Waiting for the Out is a British six-part television series based on Andy West's memoir The Life Inside: A Memoir Of Prison, Family and Learning to be Free, adapted for television by Dennis Kelly and Levi David Addai. It stars Josh Finan, Francis Lovehall, Gerard Kearns, Samantha Spiro, Phil Daniels, and Stephen Wight.

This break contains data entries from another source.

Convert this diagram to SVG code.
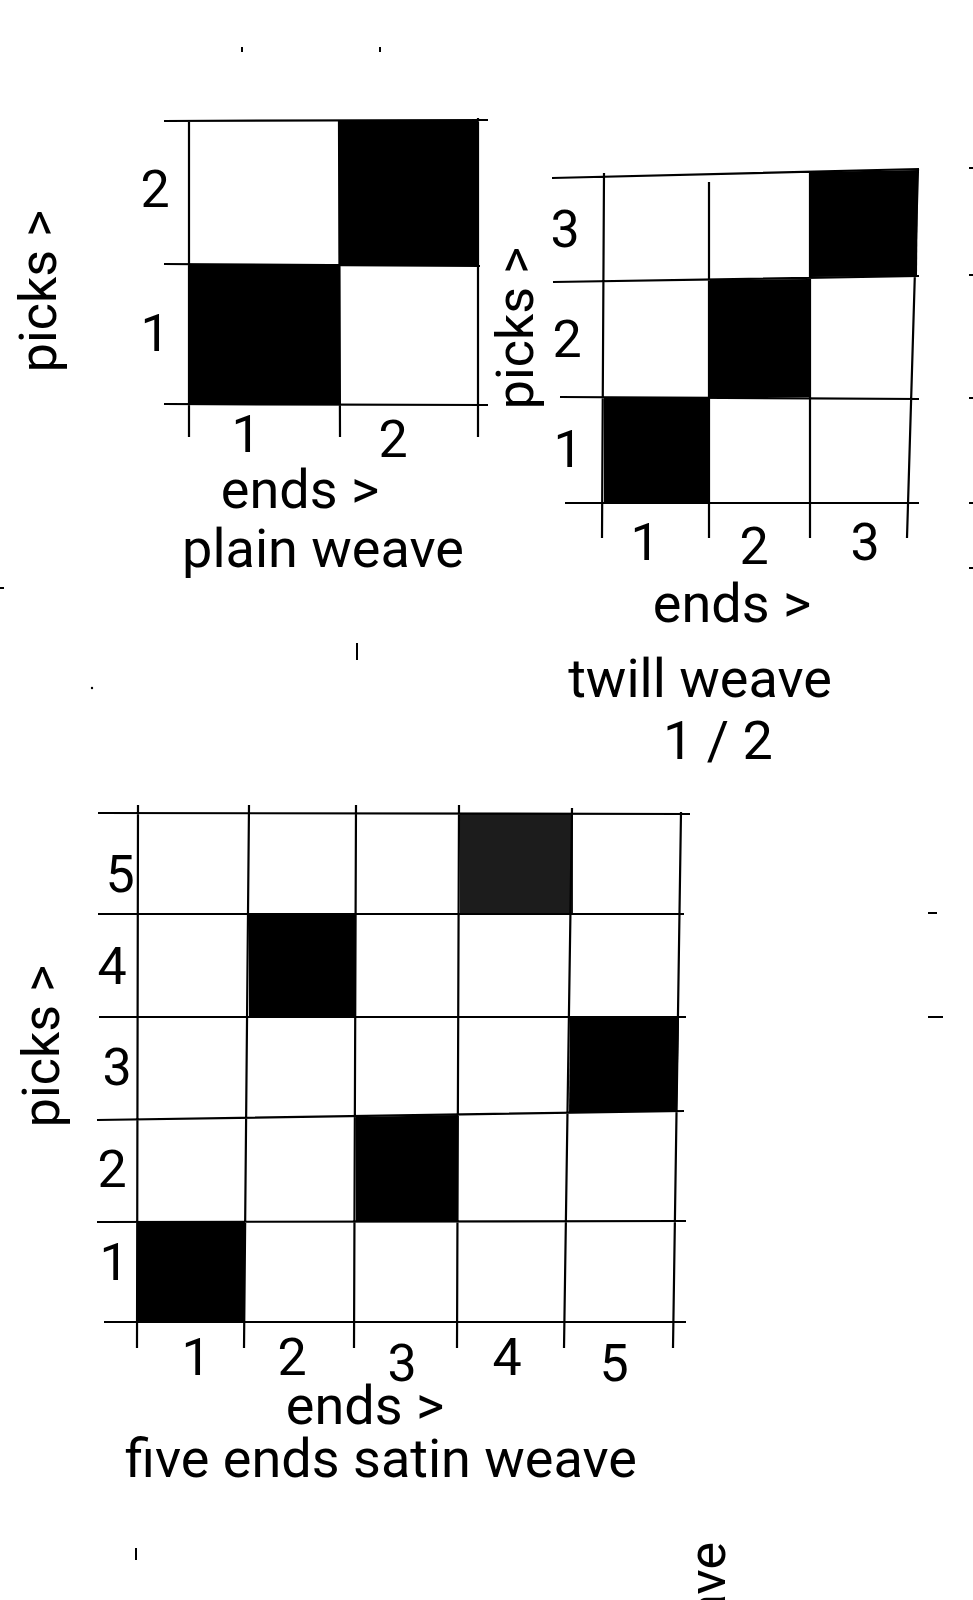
<svg xmlns="http://www.w3.org/2000/svg" width="973" height="1600" viewBox="0 0 973 1600">
<style>
.g{stroke:#000;stroke-width:2.2;fill:none;stroke-linecap:butt}
.b{fill:#000}
.t{font-family:Roboto,"Liberation Sans",sans-serif;font-size:52px;fill:#000;text-anchor:middle}
.w{font-size:54px}
.m{stroke:#000;stroke-width:2;fill:none}
</style>
<rect width="973" height="1600" fill="#fff"/>

<g id="plain-weave">
  <rect class="b" x="189" y="264" width="150" height="140"/>
  <rect class="b" x="339" y="121" width="139" height="144"/>
  <path class="g" d="M164 121 L488 120 M164 264 L480 266 M164 404 L488 405 M189 121 L189 437 M339 121 L340 437 M478 118 L478 437"/>
  <text class="t" x="155" y="207">2</text>
  <text class="t" x="155" y="351">1</text>
  <text class="t" x="246" y="452">1</text>
  <text class="t" x="393" y="457">2</text>
  <text class="t w" x="300" y="508">ends &gt;</text>
  <text class="t w" x="323" y="567">plain weave</text>
  <text class="t" transform="translate(56,291) rotate(-90)">picks &gt;</text>
</g>

<g id="twill-weave">
  <polygon class="b" points="604,397 710,397 710,503 604,503"/>
  <polygon class="b" points="710,280 809,279 809,397 710,397"/>
  <polygon class="b" points="810,172 918,170 917,276 810,277"/>
  <path class="g" d="M552 178 L919 169 M553 282 L919 276 M560 397 L919 399 M565 503 L919 503 M604 173 L602 538 M709 182 L709 538 M810 172 L810 538 M918 169 L907 538"/>
  <text class="t" x="565" y="247">3</text>
  <text class="t" x="567" y="357">2</text>
  <text class="t" x="568" y="467">1</text>
  <text class="t" x="645" y="560">1</text>
  <text class="t" x="754" y="564">2</text>
  <text class="t" x="865" y="560">3</text>
  <text class="t w" x="732" y="622">ends &gt;</text>
  <text class="t w" x="700" y="697">twill weave</text>
  <text class="t w" x="718" y="759">1 / 2</text>
  <text class="t" transform="translate(533,328) rotate(-90)">picks &gt;</text>
</g>

<g id="satin-weave">
  <rect x="460" y="813" width="113" height="101" fill="#1c1c1c"/>
  <rect class="b" x="249" y="914" width="107" height="103"/>
  <polygon class="b" points="570,1017 679,1017 677,1111 569,1113"/>
  <polygon class="b" points="356,1117 458,1115 458,1222 356,1222"/>
  <rect class="b" x="137" y="1222" width="108" height="100"/>
  <path class="g" d="M98 813 L690 814 M98 914 L684 914 M99 1017 L686 1017 M97 1120 L684 1111 M97 1222 L686 1221 M104 1322 L686 1322 M138 805 L137 1348 M249 805 L244 1348 M356 805 L354 1348 M459 805 L457 1348 M572 808 L564 1348 M681 812 L673 1348"/>
  <text class="t" x="120" y="892">5</text>
  <text class="t" x="112" y="984">4</text>
  <text class="t" x="117" y="1085">3</text>
  <text class="t" x="112" y="1187">2</text>
  <text class="t" x="114" y="1280">1</text>
  <text class="t" x="196" y="1375">1</text>
  <text class="t" x="292" y="1375">2</text>
  <text class="t" x="402" y="1381">3</text>
  <text class="t" x="507" y="1375">4</text>
  <text class="t" x="614" y="1381">5</text>
  <text class="t w" x="365" y="1424">ends &gt;</text>
  <text class="t w" x="381" y="1477">five ends satin weave</text>
  <text class="t" transform="translate(59,1046) rotate(-90)">picks &gt;</text>
</g>

<g id="stray">
  <text class="t" style="text-anchor:end" transform="translate(725,1542) rotate(-90)">weave</text>
  <path class="m" d="M242 47 L242 52 M380 47 L380 52 M0 588 L4 588 M357 643 L357 660 M969 168 L973 168 M969 275 L973 275 M969 398 L973 398 M969 503 L973 503 M969 568 L973 568 M928 913 L937 913 M928 1017 L943 1017 M136 1548 L136 1560"/>
  <circle cx="92" cy="688" r="1.2" fill="#000"/>
</g>
</svg>
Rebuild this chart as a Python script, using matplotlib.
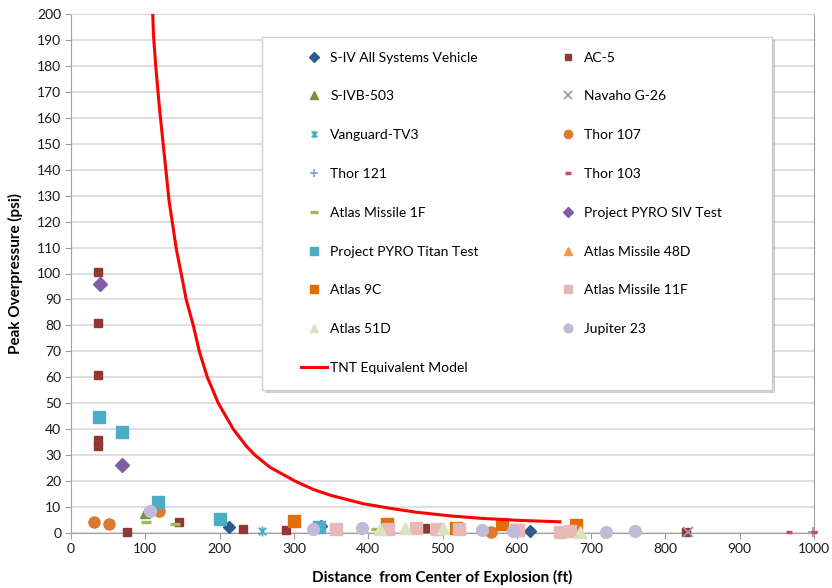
import matplotlib
matplotlib.use("Agg")
import matplotlib.pyplot as plt
from matplotlib.path import Path
from matplotlib.patches import Rectangle

plt.rcParams['font.family'] = ['Lato', 'DejaVu Sans']

# ---- data (ft, psi) ----
siv_x = [212, 337, 618]
siv_y = [2.5, 2.8, 0.8]

ac5_x = [37, 37, 37, 37, 37, 75, 145, 231, 290, 477, 828]
ac5_y = [100.5, 81, 61, 36, 33.5, 0.3, 4.4, 1.4, 1.0, 1.8, 0.3]

sivb_x = [100]
sivb_y = [7.6]

navaho_x = [830]
navaho_y = [0.4]

vanguard_x = [257]
vanguard_y = [0.9]

thor107_x = [31, 51, 118, 565]
thor107_y = [4.3, 3.3, 8.4, 0.5]

thor121_x = [998]
thor121_y = [0.3]

thor103_x = [966, 1000]
thor103_y = [0.2, 0.5]

atlas1f_x = [101, 140, 410]
atlas1f_y = [4.2, 3.4, 1.6]

pyro_siv_x = [39, 68]
pyro_siv_y = [95.8, 26.3]

pyro_titan_x = [38, 68, 117, 200, 334, 600]
pyro_titan_y = [44.8, 38.8, 11.8, 5.3, 2.2, 1.2]

atlas48d_x = [430, 683]
atlas48d_y = [2.0, 1.2]

atlas9c_x = [300, 425, 518, 580, 680]
atlas9c_y = [4.8, 3.3, 2.0, 3.5, 3.0]

atlas11f_x = [357, 427, 464, 493, 522, 601, 658, 671]
atlas11f_y = [1.4, 1.4, 1.8, 1.4, 1.4, 1.2, 0.3, 0.8]

atlas51d_x = [416, 450, 501, 685]
atlas51d_y = [1.5, 1.8, 2.0, 0.3]

jupiter_x = [106, 326, 391, 553, 595, 720, 759]
jupiter_y = [8.4, 1.4, 1.8, 1.0, 0.9, 0.3, 0.8]

tnt_x = [110, 111, 114, 119, 124, 132, 142, 149, 155, 164.6, 172.7, 183.5, 198.3,
         218.5, 236.5, 247.6, 268, 301.5, 326, 348.6, 393, 430, 465, 510, 555, 600, 658]
tnt_y = [200, 192, 180, 164, 150, 128, 109, 99, 90, 80, 70, 60, 50,
         40, 33.3, 30, 25.3, 20, 16.8, 14.6, 11.3, 9.5, 8.0, 6.6, 5.6, 4.9, 4.3]

# asterisk marker (X with a vertical bar) like Excel's star
star = Path([(-1, -1), (1, 1), (-1, 1), (1, -1), (0, -1.3), (0, 1.3)],
            [Path.MOVETO, Path.LINETO, Path.MOVETO, Path.LINETO, Path.MOVETO, Path.LINETO])

W, H = 832, 588
fig = plt.figure(figsize=(W / 100, H / 100), dpi=100)
ax = fig.add_axes([71 / W, 1 - 533 / H, (814 - 71) / W, (533 - 14) / H])

series = [
    ("S-IV All Systems Vehicle", siv_x, siv_y, dict(marker='D', color='#2F5A8E', ms=6.5)),
    ("AC-5", ac5_x, ac5_y, dict(marker='s', color='#943634', ms=6)),
    ("S-IVB-503", sivb_x, sivb_y, dict(marker='^', color='#76923C', ms=7.5)),
    ("Navaho G-26", navaho_x, navaho_y, dict(marker='x', color='#9E9AB0', ms=7, mew=1.3)),
    ("Vanguard-TV3", vanguard_x, vanguard_y, dict(marker=star, color='#4BACC6', ms=7, mew=1.4, mfc='none')),
    ("Thor 107", thor107_x, thor107_y, dict(marker='o', color='#DB7B32', ms=8)),
    ("Thor 121", thor121_x, thor121_y, dict(marker='+', color='#8EA9DB', ms=7, mew=1.4)),
    ("Thor 103", thor103_x, thor103_y, dict(marker='_', color='#D04A5E', ms=5, mew=2.5)),
    ("Atlas Missile 1F", atlas1f_x, atlas1f_y, dict(marker='_', color='#9BBB59', ms=7, mew=2.5)),
    ("Project PYRO SIV Test", pyro_siv_x, pyro_siv_y, dict(marker='D', color='#7E60A2', ms=7)),
    ("Project PYRO Titan Test", pyro_titan_x, pyro_titan_y, dict(marker='s', color='#4BACC6', ms=8)),
    ("Atlas Missile 48D", atlas48d_x, atlas48d_y, dict(marker='^', color='#F79646', ms=7.5)),
    ("Atlas 9C", atlas9c_x, atlas9c_y, dict(marker='s', color='#E46C0A', ms=8)),
    ("Atlas Missile 11F", atlas11f_x, atlas11f_y, dict(marker='s', color='#E6B9B8', ms=8)),
    ("Atlas 51D", atlas51d_x, atlas51d_y, dict(marker='^', color='#D7E4BD', ms=8)),
    ("Jupiter 23", jupiter_x, jupiter_y, dict(marker='o', color='#C3B9D8', ms=8.5)),
]

handles = {}
for name, xs, ys, st in series:
    st = dict(st)
    c = st.pop('color')
    h, = ax.plot(xs, ys, linestyle='none', color=c, mec=st.pop('mec', c), label=name,
                 clip_on=False, zorder=3, **st)
    handles[name] = h

tnt, = ax.plot(tnt_x, tnt_y, color='#FF0000', lw=2.2, label='TNT Equivalent Model',
               zorder=4, solid_joinstyle='round')
handles['TNT Equivalent Model'] = tnt

ax.set_xlim(0, 1000)
ax.set_ylim(0, 200)
ax.set_xticks(range(0, 1001, 100))
ax.set_yticks(range(0, 201, 10))
ax.grid(axis='y', color='#D9D9D9', lw=1.2)
ax.set_axisbelow(True)
for s in ax.spines.values():
    s.set_color('#A0A0A0')
ax.spines['top'].set_color('#D9D9D9')
ax.tick_params(axis='both', direction='out', length=4, color='#A0A0A0',
               labelsize=10, labelcolor='#1A1A1A', pad=3)

ax.set_xlabel('Distance  from Center of Explosion (ft)', fontsize=11, fontweight='bold', labelpad=11)
ax.set_ylabel('Peak Overpressure (psi)', fontsize=11, fontweight='bold', labelpad=10)

# legend box with shadow, drawn by hand
bx0, by0, bx1, by1 = 262, 37, 772, 390
fig.patches.append(Rectangle((bx0 + 3, H - by1 - 3), bx1 - bx0, by1 - by0,
                             transform=None, facecolor='#B0B0B0', edgecolor='none',
                             alpha=0.6, zorder=5))
fig.patches.append(Rectangle((bx0, H - by1), bx1 - bx0, by1 - by0, transform=None,
                             facecolor='white', edgecolor='#D0D0D0', lw=1, zorder=6))

order = ["S-IV All Systems Vehicle", "S-IVB-503", "Vanguard-TV3", "Thor 121",
         "Atlas Missile 1F", "Project PYRO Titan Test", "Atlas 9C", "Atlas 51D",
         "TNT Equivalent Model",
         "AC-5", "Navaho G-26", "Thor 107", "Thor 103", "Project PYRO SIV Test",
         "Atlas Missile 48D", "Atlas Missile 11F", "Jupiter 23"]
leg = fig.legend([handles[n] for n in order], order, ncol=2, frameon=False,
                 loc='upper left', bbox_to_anchor=(301 / W, 1 - 51.5 / H),
                 fontsize=10, markerscale=0.75, handlelength=1.9, handletextpad=0.2,
                 labelspacing=1.93, columnspacing=5.5, borderpad=0, borderaxespad=0)
leg.set_zorder(7)

fig.savefig('out.png', dpi=100)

Waiting for the Out premiered on 3 January 2026 on BBC One, and received acclaim from critics.

==Cast and characters==
- Josh Finan as Dan Stewer
- Stephen Wight as Lee Gifford
- Gerard Kearns as Dan's Dad
- Ronkẹ Adékọluẹ́jọ́ as Officer Stephens
- Neal Barry as Officer Guthrie
- Josef Altin as Greg Turner
- Steven Meo as Daniel 'Macca' McKenzie
- Ric Renton as Wallace Robson
- Tom Moutchi as Tom 'Junior' Kouame Jr
- Nima Taleghani as Malik Zahir
- Charlie Rix as Zac Colton
- Alex Ferns as Keith McKellar
- Sule Rimi as Samson Blake
- Jude Mack as Jessica Atherton
- Samantha Spiro as Dan's Mum
- Phil Daniels as Frank
- Francis Lovehall as Dris
- Sian Reese-Williams as Laura
- Daniel Monks as Jamie Lawson
- Sophia Brown as Natasha Morgan

==Production==

=== Development ===
The series is produced by Sister. It is adapted from Andy West's memoir The Life Inside: A Memoir Of Prison, Family and Learning to be Free, adapted by writers Dennis Kelly, Levi David Addai and Ric Renton. The series is directed by Jeanette Nordahl and Ben Palmer, with Ken Horn and Louise Sutton serving as producers. The executive producers are Kelly, Jane Featherstone, Chris Fry, Katie Carpenter and West, with Tanya Qureshi for the BBC. For the series, Kelly visited a number of prisons in order to see West at work, and to try and discover a different way to depict prison on screen. Kelly said:

Very often when we have prison dramas they're very tense. They're about people getting stabbed or being extorted. It's not that those aspects aren't there but the truth is that a lot of what prison is about is waiting. You basically get a couple of hundred people, you put them in a building that they can't leave and they just have to wait.

=== Casting ===
The cast is led by Josh Finan alongside Francis Lovehall, Gerard Kearns, Samantha Spiro, Phil Daniels, Stephen Wight, Ronkẹ Adékoluẹjo, Neal Barry, Alex Ferns, Steven Meo, Ric Renton, Tom Moutchi, Nima Taleghani, Sule Rimi, Charlie Rix, and Jude Mack.

=== Filming ===
Principal photography took place in Liverpool in May 2025.

==Broadcast==
It premiered on 3 January 2026 on BBC One, with all episodes made available on BBC iPlayer the same day.

==Reception==
Writing for The Guardian Phil Harrison gave the series a five-star review describing it as a "gripping, moving study in vulnerability and acceptance", with praise for the "thoroughly well-written and performed characters". Nick Hilton in The Independent gave the show four stars and praised the performance of Josh Finan as teacher Dan, describing him as "a very delicate actor, moving neatly between inscrutability and distress". Carol Midgely in The Times reflected on the series being "nuanced, challenging, surprising and the most original prison drama I have seen" with Finan "an inspired piece of casting. It is a compelling performance".